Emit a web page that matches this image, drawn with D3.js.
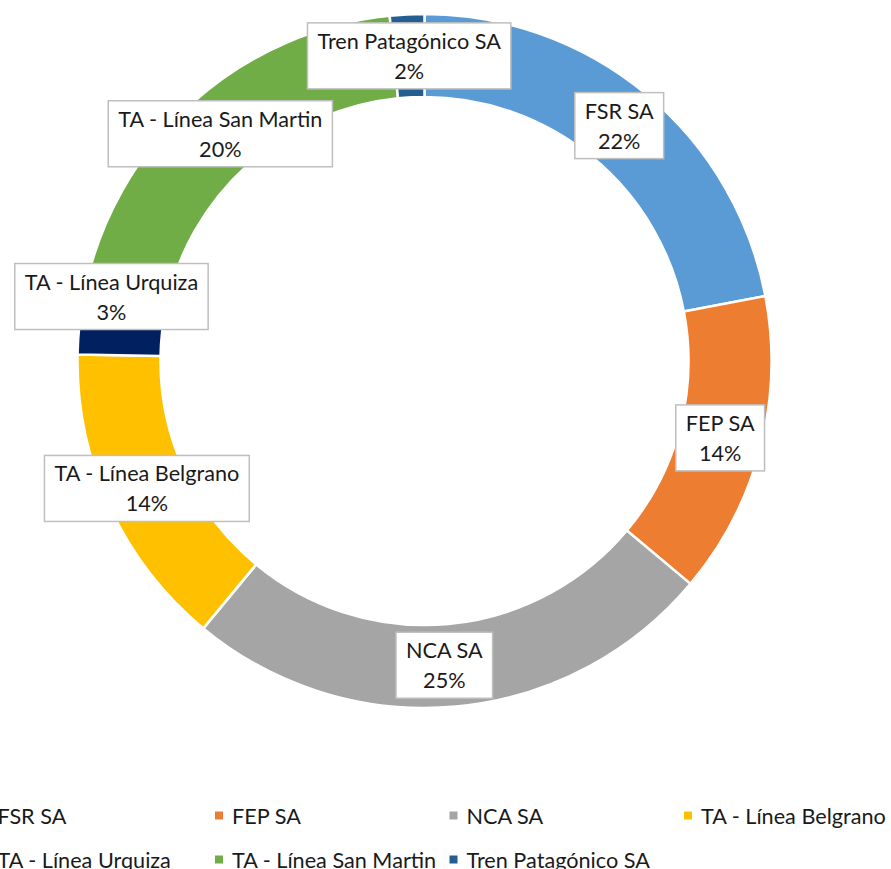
<!DOCTYPE html>
<html>
<head>
<meta charset="utf-8">
<script src="https://cdn.jsdelivr.net/npm/d3@7"></script>
<style>
html,body{margin:0;padding:0;background:#fff;overflow:hidden;}
svg{display:block;}
</style>
</head>
<body>
<svg id="chart" width="891" height="869"></svg>
<script>
// ---- data ----
const categories = ["FSR SA", "FEP SA", "NCA SA", "TA - Línea Belgrano", "TA - Línea Urquiza", "TA - Línea San Martin", "Tren Patagónico SA"];
const values = [22.0, 14.1, 24.9, 14.3, 3.0, 20.1, 1.6];
const percentLabels = ["22%", "14%", "25%", "14%", "3%", "20%", "2%"];
const colors = ["#5B9BD5", "#ED7D31", "#A5A5A5", "#FFC000", "#002060", "#70AD47", "#255E91"];

// ---- layout / style ----
const W = 891, H = 869;
const cx = 424.5, cy = 361, outerR = 347, innerR = 264;
const fontFamily = "Lato, 'Open Sans', 'Liberation Sans', sans-serif";
const textColor = "#1a1a1a";
// manual nudges of individual data labels (as in the original chart)
const labelNudge = { "TA - Línea Urquiza": [-9.5, -30], "NCA SA": [-8, 0] };

const svg = d3.select("#chart");

// fit font size so that text widths resemble the original
const probe = svg.append("text").attr("font-family", fontFamily).attr("font-size", 100).text("TA - Línea Belgrano");
const probeW = probe.node().getComputedTextLength();
probe.remove();
const fontSize = 100 * 185 / probeW;

const data = categories.map((c, i) => ({ name: c, value: values[i], pct: percentLabels[i], color: colors[i] }));

const pie = d3.pie().sort(null).value(d => d.value).startAngle(0).endAngle(2 * Math.PI);
const arcs = pie(data);
const arc = d3.arc().innerRadius(innerR).outerRadius(outerR);
const labelArc = d3.arc().innerRadius((innerR + outerR) / 2).outerRadius((innerR + outerR) / 2);

const g = svg.append("g").attr("transform", `translate(${cx},${cy})`);

g.selectAll("path.slice")
  .data(arcs)
  .join("path")
  .attr("class", "slice")
  .attr("d", arc)
  .attr("fill", d => d.data.color)
  .attr("stroke", "#fff")
  .attr("stroke-width", 2.5)
  .attr("stroke-linejoin", "miter");

// data labels
const lineGap = 30, padX = 10, boxH = 66;
const labels = g.selectAll("g.label")
  .data(arcs)
  .join("g")
  .attr("class", "label")
  .attr("transform", d => {
    const [x, y] = labelArc.centroid(d);
    const n = labelNudge[d.data.name] || [0, 0];
    return `translate(${x + n[0]},${y + n[1]})`;
  });

labels.each(function(d) {
  const sel = d3.select(this);
  const rect = sel.append("rect");
  const t1 = sel.append("text")
    .attr("text-anchor", "middle").attr("dominant-baseline", "central")
    .attr("y", -lineGap / 2)
    .attr("font-family", fontFamily).attr("font-size", fontSize).attr("fill", textColor)
    .text(d.data.name);
  const t2 = sel.append("text")
    .attr("text-anchor", "middle").attr("dominant-baseline", "central")
    .attr("y", lineGap / 2)
    .attr("font-family", fontFamily).attr("font-size", fontSize).attr("fill", textColor)
    .text(d.data.pct);
  const w = Math.max(t1.node().getComputedTextLength(), t2.node().getComputedTextLength()) + 2 * padX;
  rect.attr("x", -w / 2).attr("y", -boxH / 2).attr("width", w).attr("height", boxH)
    .attr("fill", "#fff").attr("stroke", "#BFBFBF").attr("stroke-width", 1.5);
});

// legend
const legendCols = 4, colStep = 234.5, firstMarkerX = -19.5;
const rowY = [815.5, 859.5], marker = 8, textGap = 17;
const legend = svg.append("g").attr("class", "legend");
const items = legend.selectAll("g.item")
  .data(data)
  .join("g")
  .attr("class", "item")
  .attr("transform", (d, i) => `translate(${firstMarkerX + (i % legendCols) * colStep},${rowY[Math.floor(i / legendCols)]})`);
items.append("rect")
  .attr("x", 0).attr("y", -marker / 2)
  .attr("width", marker).attr("height", marker)
  .attr("fill", d => d.color);
items.append("text")
  .attr("x", textGap).attr("y", 0)
  .attr("dominant-baseline", "central")
  .attr("font-family", fontFamily).attr("font-size", fontSize).attr("fill", textColor)
  .text(d => d.name);
</script>
</body>
</html>
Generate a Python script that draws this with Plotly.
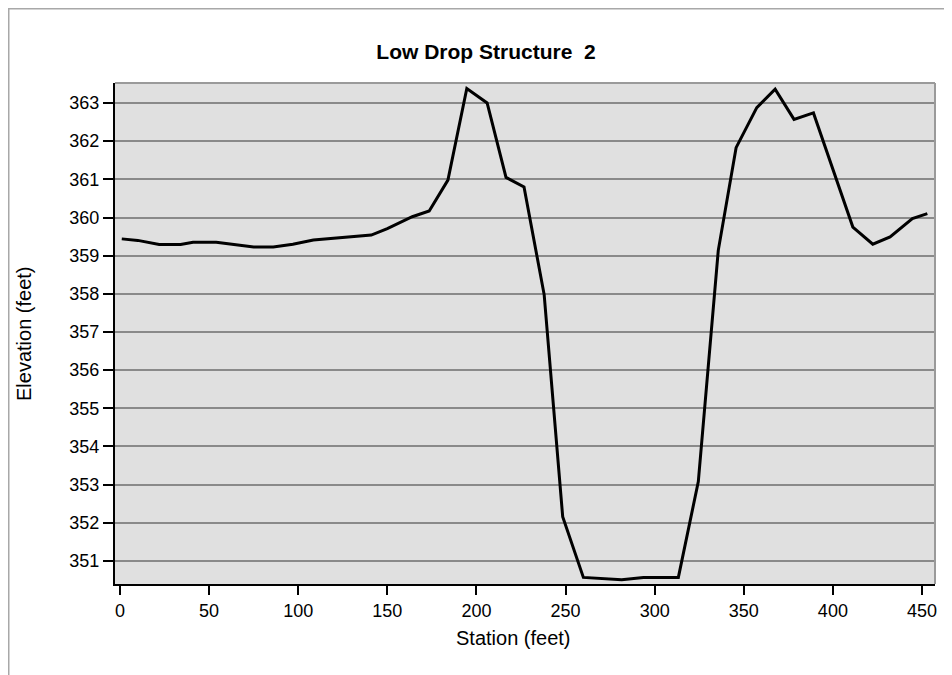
import plotly.graph_objects as go

station = [1, 10, 22, 34, 41, 54, 75, 86, 97, 108.5, 141, 150, 164, 173.5, 184,
           194.6, 206, 216.6, 226.7, 238, 248.4, 260, 281.5, 293.7, 313.3, 324.5,
           335.7, 345.7, 357.3, 367.6, 378.2, 389.1, 411.2, 422.4, 432.1, 444.6, 453]
elevation = [359.44, 359.40, 359.29, 359.29, 359.35, 359.35, 359.23, 359.23, 359.30, 359.41,
             359.54, 359.71, 360.02, 360.17, 360.98, 363.38, 363.0, 361.05, 360.80, 357.98,
             352.16, 350.57, 350.51, 350.57, 350.57, 353.08, 359.14, 361.83, 362.88, 363.36,
             362.57, 362.74, 359.75, 359.30, 359.49, 359.97, 360.10]

x_ticks = [0, 50, 100, 150, 200, 250, 300, 350, 400, 450]
y_ticks = [351, 352, 353, 354, 355, 356, 357, 358, 359, 360, 361, 362, 363]

FONT = "Liberation Sans, Arial, sans-serif"

# page body has an 8px margin: figure occupies 944x667 starting at (8, 8)
W, H = 944, 667
L, R, T, B = 107, 17, 75, 91
PW, PH = W - L - R, H - T - B

fig = go.Figure()
fig.add_trace(go.Scatter(x=station, y=elevation, mode="lines",
                         line=dict(color="black", width=3), showlegend=False,
                         hoverinfo="x+y"))

def px_x(x):
    return (x - L) / PW

def px_y(y):
    return (H - B - y) / PH

fig.update_layout(
    width=W, height=H,
    margin=dict(l=L, r=R, t=T, b=B),
    paper_bgcolor="white",
    plot_bgcolor="#e0e0e0",
    font=dict(family=FONT, size=18, color="black"),
    title=dict(text="<b>Low Drop Structure\u00a0 2</b>", x=478 / W, xref="container",
               xanchor="center", y=1 - 44 / H, yanchor="middle",
               font=dict(family=FONT, size=21, color="black")),
    xaxis=dict(range=[-2.8, 457.3], tickvals=x_ticks, ticktext=[str(v) for v in x_ticks],
               showgrid=False, zeroline=False, showline=True, linecolor="black", linewidth=2,
               ticks="outside", ticklen=9, tickwidth=1.5, tickcolor="black",
               tickfont=dict(size=18)),
    yaxis=dict(range=[350.397, 363.524], tickvals=y_ticks, ticktext=[str(v) for v in y_ticks],
               showgrid=True, gridcolor="#8a8a8a", gridwidth=2, zeroline=False,
               showline=True, linecolor="black", linewidth=2,
               ticks="outside", ticklen=10, tickwidth=1.5, tickcolor="black",
               tickfont=dict(size=18)),
    annotations=[
        dict(text="Station (feet)", xref="paper", yref="paper",
             x=px_x(505), y=px_y(630), xanchor="center", yanchor="middle",
             showarrow=False, font=dict(size=20)),
        dict(text="Elevation (feet)", xref="paper", yref="paper", textangle=-90,
             x=px_x(16), y=px_y(326), xanchor="center", yanchor="middle",
             showarrow=False, font=dict(size=20)),
    ],
    shapes=[
        # gray top and right plot borders
        dict(type="line", xref="paper", yref="paper", x0=0, x1=1, y0=1, y1=1,
             line=dict(color="#9a9a9a", width=2), layer="above"),
        dict(type="line", xref="paper", yref="paper", x0=1, x1=1, y0=0, y1=1,
             line=dict(color="#9a9a9a", width=2), layer="above"),
        # outer frame (top and left)
        dict(type="line", xref="paper", yref="paper",
             x0=px_x(0), x1=px_x(W), y0=px_y(0.5), y1=px_y(0.5),
             line=dict(color="#a8a8a8", width=2)),
        dict(type="line", xref="paper", yref="paper",
             x0=px_x(0.5), x1=px_x(0.5), y0=px_y(0), y1=px_y(H),
             line=dict(color="#a8a8a8", width=2)),
    ],
)

fig.write_html("out.html")
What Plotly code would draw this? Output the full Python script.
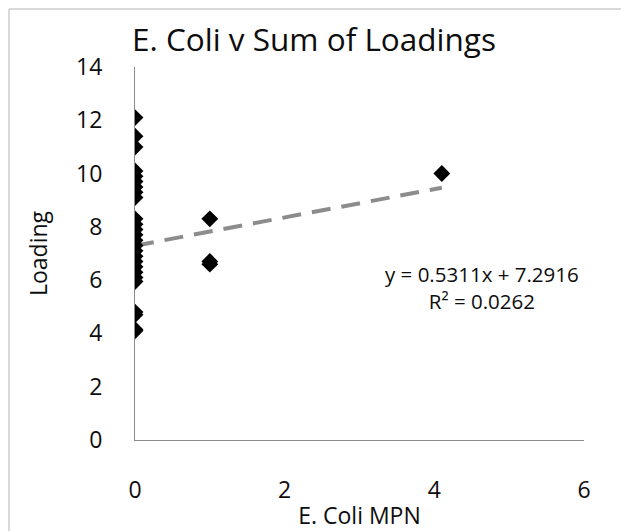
import plotly.graph_objects as go

# Data
ecoli_mpn = [0]*26 + [1, 1, 1, 4.1]
loading = [12.1, 11.4, 11.0, 10.1, 9.9, 9.7, 9.5, 9.3, 9.1,
           8.3, 8.1, 7.9, 7.7, 7.5, 7.3, 7.1, 6.9, 6.7, 6.5, 6.3, 6.1, 5.95,
           4.8, 4.7, 4.15, 4.1,
           8.3, 6.7, 6.6, 10.0]
slope = 0.5311
intercept = 7.2916
r2 = 0.0262
x_ticks = [0, 2, 4, 6]
y_ticks = [0, 2, 4, 6, 8, 10, 12, 14]

# the page body adds an 8px offset, so the figure is sized to the visible area
W, H = 621, 523
ML, MR, MT, MB = 127, 45, 59, 91
PW, PH = W - ML - MR, H - MT - MB

font = "Open Sans"
txt = "#0d0d0d"

fig = go.Figure()
x_lo, x_hi = min(ecoli_mpn), max(ecoli_mpn)
fig.add_trace(go.Scatter(
    x=[x_lo, x_hi], y=[intercept + slope * x_lo, intercept + slope * x_hi],
    mode="lines", line=dict(color="#8c8c8c", width=4, dash="19px,11px"),
    hoverinfo="skip", showlegend=False))
fig.add_trace(go.Scatter(
    x=ecoli_mpn, y=loading, mode="markers",
    marker=dict(symbol="diamond", size=13, color="black"),
    showlegend=False))

def px_to_paper_x(px):
    return (px - ML) / PW

def px_to_paper_y(py):
    return (H - MB - py) / PH

fig.update_layout(
    width=W, height=H,
    margin=dict(l=ML, r=MR, t=MT, b=MB, autoexpand=False),
    paper_bgcolor="white", plot_bgcolor="white",
    font=dict(family=font, color=txt, size=22),
    title=dict(text="E. Coli v Sum of Loadings", x=124 / W, xref="container",
               xanchor="left", y=1 - 32 / H, yref="container", yanchor="middle",
               font=dict(size=31.5, family=font, color=txt)),
    xaxis=dict(range=[0, 6], tickvals=x_ticks, showgrid=False, zeroline=False,
               showline=True, linecolor="#8c8c8c", linewidth=1,
               ticks="", ticklabelstandoff=29,
               tickfont=dict(size=23),
               title=dict(text="E. Coli MPN", font=dict(size=23), standoff=7)),
    yaxis=dict(range=[0, 14], tickvals=y_ticks, showgrid=False, zeroline=False,
               showline=True, linecolor="#8c8c8c", linewidth=1,
               ticks="", ticklabelstandoff=27,
               tickfont=dict(size=23),
               title=dict(text="Loading", font=dict(size=23), standoff=22)),
    annotations=[dict(
        text=f"y = {slope}x + {intercept}<br>R² = {r2}",
        x=px_to_paper_x(474), y=px_to_paper_y(279), xref="paper", yref="paper",
        xanchor="center", yanchor="middle", showarrow=False, align="center",
        font=dict(size=20.5, family=font, color=txt))],
    shapes=[
        dict(type="line", xref="paper", yref="paper",
             x0=px_to_paper_x(1), x1=px_to_paper_x(1),
             y0=px_to_paper_y(1), y1=px_to_paper_y(H),
             line=dict(color="#d9d9d9", width=2)),
        dict(type="line", xref="paper", yref="paper",
             x0=px_to_paper_x(1), x1=px_to_paper_x(W),
             y0=px_to_paper_y(1), y1=px_to_paper_y(1),
             line=dict(color="#d9d9d9", width=2)),
    ],
)

fig.write_html("out.html")
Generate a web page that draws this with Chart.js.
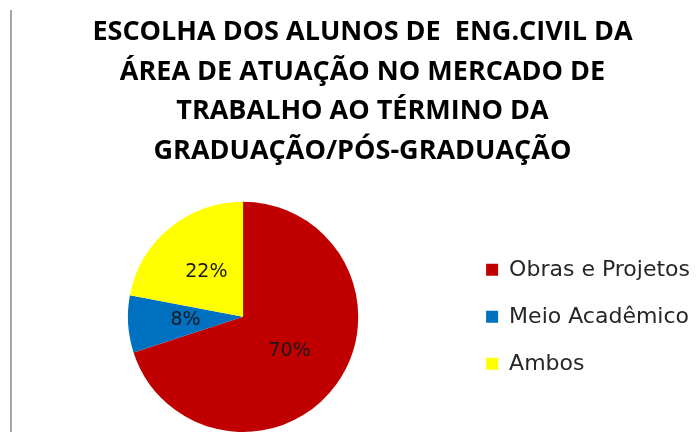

----------------

#### REQUEST:
Go from the first line of the data above to the line containing "const fontSize = 100 * 185 / probeW;" and retype exactly those lines, both included, but none of the pictures.

#### OUTPUT FOR THIS EXERCISE:
Emit a web page that matches this image, drawn with D3.js.
<!DOCTYPE html>
<html>
<head>
<meta charset="utf-8">
<script src="https://cdn.jsdelivr.net/npm/d3@7"></script>
<style>
html,body{margin:0;padding:0;background:#fff;overflow:hidden;}
svg{display:block;}
</style>
</head>
<body>
<svg id="chart" width="891" height="869"></svg>
<script>
// ---- data ----
const categories = ["FSR SA", "FEP SA", "NCA SA", "TA - Línea Belgrano", "TA - Línea Urquiza", "TA - Línea San Martin", "Tren Patagónico SA"];
const values = [22.0, 14.1, 24.9, 14.3, 3.0, 20.1, 1.6];
const percentLabels = ["22%", "14%", "25%", "14%", "3%", "20%", "2%"];
const colors = ["#5B9BD5", "#ED7D31", "#A5A5A5", "#FFC000", "#002060", "#70AD47", "#255E91"];

// ---- layout / style ----
const W = 891, H = 869;
const cx = 424.5, cy = 361, outerR = 347, innerR = 264;
const fontFamily = "Lato, 'Open Sans', 'Liberation Sans', sans-serif";
const textColor = "#1a1a1a";
// manual nudges of individual data labels (as in the original chart)
const labelNudge = { "TA - Línea Urquiza": [-9.5, -30], "NCA SA": [-8, 0] };

const svg = d3.select("#chart");

// fit font size so that text widths resemble the original
const probe = svg.append("text").attr("font-family", fontFamily).attr("font-size", 100).text("TA - Línea Belgrano");
const probeW = probe.node().getComputedTextLength();
probe.remove();
const fontSize = 100 * 185 / probeW;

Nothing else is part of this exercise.